Trees with Equal Total Domination and Game Total Domination Numbers

TL;DR

This paper investigates the total domination game on graphs, proving that for forests with no isolated vertices, the game total domination number when Dominator starts is at most when Staller starts, and characterizes trees where these numbers are equal.

Contribution

It establishes a bound on the game total domination numbers for forests and characterizes trees with equal total domination and game total domination numbers.

Findings

For forests with no isolated vertices, γ_tg(G) ≤ γ_tg'(G).

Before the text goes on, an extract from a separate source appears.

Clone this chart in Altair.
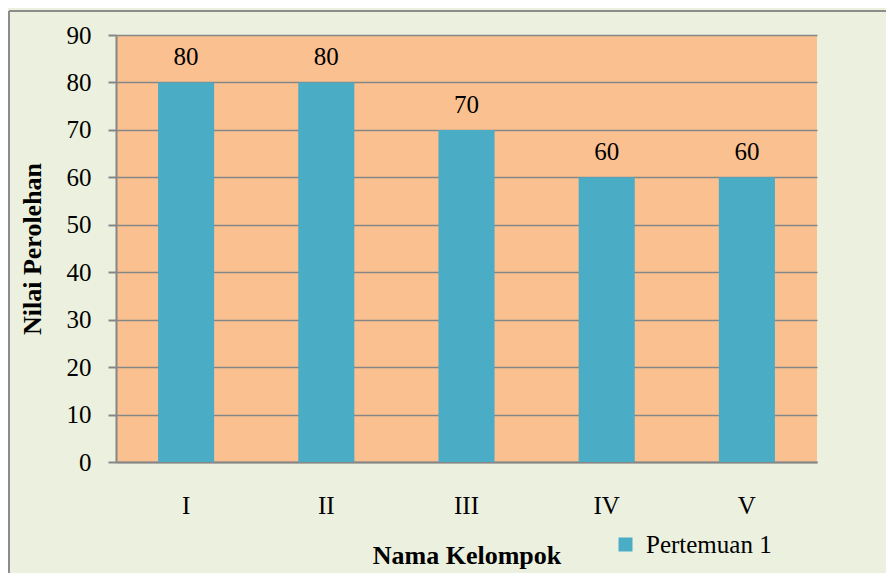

Characterization of trees with equal total domination and game total domination numbers.

Abstract

In this paper, we continue the study of the total domination game in graphs introduced in [Graphs Combin. 31(5) (2015), 1453--1462], where the players Dominator and Staller alternately select vertices of $G$. Each vertex chosen must strictly increase the number of vertices totally dominated, where a vertex totally dominates another vertex if they are neighbors. This process eventually produces a total dominating set $S$ of $G$ in which every vertex is totally dominated by a vertex in $S$. Dominator wishes to minimize the number of vertices chosen, while Staller wishes to maximize it. The game total domination number, $\gamma_{\rm tg}(G)$, (respectively, Staller-start game total domination number, $\gamma_{\rm tg}'(G)$) of $G$ is the number of vertices chosen when Dominator (respectively, Staller) starts the game and both players play optimally. For general graphs $G$, sometimes $\gamma_{\rm tg}(G) > \gamma_{\rm tg}'(G)$. We show that if $G$ is a forest with no isolated vertex, then $\gamma_{\rm tg}(G) \le \gamma_{\rm tg}'(G)$. Using this result, we characterize the trees with equal total domination and game total domination number.